Trip Chowdhry, managing director of equity research at Global Equities Research, suggested Apple could make use of new display technology to develop TVs with “ultra” or “4HD” high-definition resolution.
The problem with the whole Apple HDTV scenario the analysts are hung up on is that it won't work today. Not in any way that would generate Apple-like profit margins.

The stuff the analysts vaguely conjure with their arm waving exists and it has a name; IPTV. Sony is working on it. So is Microsoft. So are others.

They are all stuck at the same spot: all the networks are too beholden to the cablecos and satcasters to rock the roat by allowing an alternative. Worse, they see IPTV as a backdoor to a-la-carte pricing for channels which means the death of many of the 500 channels on cable which are funded on availability not viewership. So XBOX LIVE DIAMOND and Sony's (unnamed?) Playstation service both exist only as ongoing projects until either or both can convince broadcasters to sign on.

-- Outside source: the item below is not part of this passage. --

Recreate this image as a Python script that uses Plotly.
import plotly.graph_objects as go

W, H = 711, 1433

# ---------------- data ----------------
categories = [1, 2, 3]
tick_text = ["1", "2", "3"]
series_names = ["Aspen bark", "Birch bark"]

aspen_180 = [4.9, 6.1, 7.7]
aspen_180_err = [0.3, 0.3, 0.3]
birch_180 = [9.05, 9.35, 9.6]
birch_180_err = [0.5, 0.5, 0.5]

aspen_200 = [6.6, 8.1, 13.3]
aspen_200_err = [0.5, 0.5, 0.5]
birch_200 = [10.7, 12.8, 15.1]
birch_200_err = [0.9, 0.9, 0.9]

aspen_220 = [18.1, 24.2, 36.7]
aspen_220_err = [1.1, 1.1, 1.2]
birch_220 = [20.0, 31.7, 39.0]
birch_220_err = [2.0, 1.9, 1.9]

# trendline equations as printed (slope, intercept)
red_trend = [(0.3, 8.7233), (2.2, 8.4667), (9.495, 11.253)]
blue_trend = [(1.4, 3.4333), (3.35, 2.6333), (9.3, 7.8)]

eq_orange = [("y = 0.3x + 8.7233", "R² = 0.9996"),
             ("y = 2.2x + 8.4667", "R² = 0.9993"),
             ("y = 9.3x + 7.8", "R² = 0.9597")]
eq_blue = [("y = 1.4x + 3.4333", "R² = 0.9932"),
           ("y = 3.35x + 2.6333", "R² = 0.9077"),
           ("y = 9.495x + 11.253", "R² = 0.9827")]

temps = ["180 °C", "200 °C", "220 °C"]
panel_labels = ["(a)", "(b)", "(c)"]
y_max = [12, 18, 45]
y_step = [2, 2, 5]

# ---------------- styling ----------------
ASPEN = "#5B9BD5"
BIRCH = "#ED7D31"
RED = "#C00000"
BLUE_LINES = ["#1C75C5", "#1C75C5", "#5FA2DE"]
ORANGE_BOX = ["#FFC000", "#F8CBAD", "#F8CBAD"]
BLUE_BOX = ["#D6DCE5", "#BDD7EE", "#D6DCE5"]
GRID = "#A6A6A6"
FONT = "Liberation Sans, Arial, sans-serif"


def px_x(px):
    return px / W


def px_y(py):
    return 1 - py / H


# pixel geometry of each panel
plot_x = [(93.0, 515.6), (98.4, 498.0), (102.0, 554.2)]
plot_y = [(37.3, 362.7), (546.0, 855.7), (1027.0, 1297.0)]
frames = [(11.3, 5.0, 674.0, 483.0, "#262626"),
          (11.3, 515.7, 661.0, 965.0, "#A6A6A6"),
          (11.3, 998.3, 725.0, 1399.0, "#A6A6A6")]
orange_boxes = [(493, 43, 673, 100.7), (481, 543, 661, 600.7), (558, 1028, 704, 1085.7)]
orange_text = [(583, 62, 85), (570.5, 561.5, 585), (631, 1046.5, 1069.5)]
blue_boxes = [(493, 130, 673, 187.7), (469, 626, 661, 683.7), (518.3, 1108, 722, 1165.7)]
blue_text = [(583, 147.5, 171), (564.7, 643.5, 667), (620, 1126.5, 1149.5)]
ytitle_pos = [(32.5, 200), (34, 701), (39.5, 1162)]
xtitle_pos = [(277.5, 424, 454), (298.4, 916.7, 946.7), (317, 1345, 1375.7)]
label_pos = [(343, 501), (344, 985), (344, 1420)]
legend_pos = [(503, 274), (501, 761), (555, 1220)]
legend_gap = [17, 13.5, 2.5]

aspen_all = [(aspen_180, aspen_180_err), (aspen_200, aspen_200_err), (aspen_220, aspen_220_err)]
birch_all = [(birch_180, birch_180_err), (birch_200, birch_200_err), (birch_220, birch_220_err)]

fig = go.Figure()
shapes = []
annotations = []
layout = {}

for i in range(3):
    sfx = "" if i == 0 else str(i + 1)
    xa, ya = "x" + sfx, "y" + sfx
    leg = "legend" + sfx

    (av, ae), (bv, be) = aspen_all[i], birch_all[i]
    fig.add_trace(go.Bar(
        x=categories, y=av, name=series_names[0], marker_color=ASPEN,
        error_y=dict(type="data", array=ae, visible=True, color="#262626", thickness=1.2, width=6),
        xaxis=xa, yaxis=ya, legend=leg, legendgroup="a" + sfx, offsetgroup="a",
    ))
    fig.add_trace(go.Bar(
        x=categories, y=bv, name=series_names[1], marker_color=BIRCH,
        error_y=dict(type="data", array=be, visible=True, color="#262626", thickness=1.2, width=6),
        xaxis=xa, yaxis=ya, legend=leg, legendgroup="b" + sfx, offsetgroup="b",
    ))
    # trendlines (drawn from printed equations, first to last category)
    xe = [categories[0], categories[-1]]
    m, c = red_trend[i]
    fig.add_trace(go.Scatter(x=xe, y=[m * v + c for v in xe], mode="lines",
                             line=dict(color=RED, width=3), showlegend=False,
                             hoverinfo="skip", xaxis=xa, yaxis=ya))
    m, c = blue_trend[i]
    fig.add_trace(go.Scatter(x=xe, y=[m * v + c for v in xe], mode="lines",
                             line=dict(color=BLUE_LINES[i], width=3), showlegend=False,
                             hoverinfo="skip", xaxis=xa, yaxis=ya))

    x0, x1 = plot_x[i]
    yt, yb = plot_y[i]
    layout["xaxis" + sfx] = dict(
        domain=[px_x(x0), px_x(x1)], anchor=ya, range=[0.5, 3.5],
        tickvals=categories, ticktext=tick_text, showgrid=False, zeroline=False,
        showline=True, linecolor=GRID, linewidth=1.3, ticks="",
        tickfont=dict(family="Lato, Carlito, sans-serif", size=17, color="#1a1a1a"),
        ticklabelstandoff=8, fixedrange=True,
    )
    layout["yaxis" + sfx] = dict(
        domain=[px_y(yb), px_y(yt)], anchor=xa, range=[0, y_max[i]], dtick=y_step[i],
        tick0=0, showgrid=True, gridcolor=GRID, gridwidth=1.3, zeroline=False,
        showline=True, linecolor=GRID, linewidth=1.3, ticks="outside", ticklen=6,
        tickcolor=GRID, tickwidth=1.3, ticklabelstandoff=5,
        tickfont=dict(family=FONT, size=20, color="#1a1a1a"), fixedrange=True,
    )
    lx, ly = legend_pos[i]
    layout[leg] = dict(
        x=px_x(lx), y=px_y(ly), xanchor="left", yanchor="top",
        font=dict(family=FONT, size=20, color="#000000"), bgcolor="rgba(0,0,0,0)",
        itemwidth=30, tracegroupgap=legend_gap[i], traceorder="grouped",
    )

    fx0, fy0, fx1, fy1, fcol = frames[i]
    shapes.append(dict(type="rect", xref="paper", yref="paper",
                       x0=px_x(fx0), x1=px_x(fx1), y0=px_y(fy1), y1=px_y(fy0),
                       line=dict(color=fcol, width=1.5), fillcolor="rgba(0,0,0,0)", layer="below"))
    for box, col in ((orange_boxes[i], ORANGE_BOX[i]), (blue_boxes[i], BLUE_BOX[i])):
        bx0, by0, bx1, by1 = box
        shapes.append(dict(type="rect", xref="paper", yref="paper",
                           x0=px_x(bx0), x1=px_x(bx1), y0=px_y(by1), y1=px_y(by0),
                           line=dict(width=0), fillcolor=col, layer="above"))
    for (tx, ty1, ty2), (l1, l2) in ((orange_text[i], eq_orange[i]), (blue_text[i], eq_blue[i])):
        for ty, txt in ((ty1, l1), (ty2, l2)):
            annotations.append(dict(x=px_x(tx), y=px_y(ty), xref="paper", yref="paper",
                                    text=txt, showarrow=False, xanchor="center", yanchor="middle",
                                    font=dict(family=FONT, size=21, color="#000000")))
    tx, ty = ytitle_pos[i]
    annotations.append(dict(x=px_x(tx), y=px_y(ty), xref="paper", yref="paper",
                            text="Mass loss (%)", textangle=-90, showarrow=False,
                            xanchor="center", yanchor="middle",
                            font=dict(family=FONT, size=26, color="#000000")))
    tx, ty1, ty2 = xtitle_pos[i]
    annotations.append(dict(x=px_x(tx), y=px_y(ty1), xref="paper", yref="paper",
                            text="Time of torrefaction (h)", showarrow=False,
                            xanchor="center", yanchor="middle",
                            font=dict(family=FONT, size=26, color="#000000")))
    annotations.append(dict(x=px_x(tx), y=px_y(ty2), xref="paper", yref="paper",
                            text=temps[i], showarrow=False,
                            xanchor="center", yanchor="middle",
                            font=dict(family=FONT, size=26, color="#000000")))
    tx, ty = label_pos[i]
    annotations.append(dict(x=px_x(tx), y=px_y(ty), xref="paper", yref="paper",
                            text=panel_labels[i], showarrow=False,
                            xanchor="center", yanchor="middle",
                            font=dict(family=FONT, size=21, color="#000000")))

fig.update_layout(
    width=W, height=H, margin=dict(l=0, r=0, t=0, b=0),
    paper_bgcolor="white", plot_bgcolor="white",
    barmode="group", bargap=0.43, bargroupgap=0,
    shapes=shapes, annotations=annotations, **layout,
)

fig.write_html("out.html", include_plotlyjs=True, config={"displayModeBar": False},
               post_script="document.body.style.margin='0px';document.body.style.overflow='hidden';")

The fancy TV features they dream of? TVs that understand English? Recognize you face and gestures? It already exists. Has for years. Works well, too. XBOX Kinect does it. So will the NextBox. Probably the PS4, too. More, Samsung and LG are halfway there and getting closer.

UltraHD TVs?
They're coming.
They'll be significant as limited high-end products at 70inches and bigger by 2015 or so.
Today? Expensive demos that sell by the hundreds. There is no content; not broadcast and not on disk. Their best feature is they can do passive 3D at fullHD resolution. And they can interpolate FullHD to make it a bit sharper. For US$8,000-30,000. Have I mentioned they're selling by the hundreds...?

Currently HDTVs is a business nobody makes money at because everybody makes comparable products. Home Theater/golden eyeball types go for Plasma or projectors, everybody else goes for the biggest LCD they can afford or fit in their viewing room. At the cheapest price they can find. At the smaller sizes they are interchangeable commodities and even the biggest sizes are affordable. Plus the things last. Big TVs are generally 5-10 year purchases, not 18 month buys that can be replaced every year or so. Oh, and pricing is so low, on even the bes displays, nobody is making money and everybody is throwing darts hoping to find a feature people will pay a premium for. So far, nothing is working; not 3D, not Internet connectivity. Most smart TV apps go unused. TVs are for passive viewing or gaming. And gaming is very very well covered. There is no shortage of innovation in the living room. Whate there is is a shortage of profits for anybody not named Microsoft, Sony, or Roku.

The reason Apple isn't doing an HDTV or doing much with their set-top box is that the time isn't right for them.
They need to wait for Microsoft or Sony or Samsung to scout out the terrain so the can figure out the "something" they can offer that will let them take over, like they did with MP3 players. But if they come out today they will get their heads handed to them. Because Microsoft and Sony are already out there with tens of millions of boxes, technology that works, and tens of millions of customers *already* committed to their ecosystems.

With an entirely new generation of hardware due this year.

The absolute earliest Apple could possibly make a reasonable play for the living room is late 2014 and 2015 is more likely. First they need for the existing *strong* players to show their hand and then they'll know if they can play the game. Because HDTV in 2013 isn't MP3s in 2001-2002; they won't be going against obscure startups. They'd be taking on the big names of the consumer electronics world, some of which are fighting for their lives.

If Apple panics and gives the analysts what they want *that* will be a sign of a broken company. They can continue to grow their business in 2013 the way they did in 2012: with incremental tweaks and reaching to new markets with the same products.

But staying out of the living room is just a sign of prudence and good management.

Last edited by fjtorres; 01-25-2013 at 08:42 AM.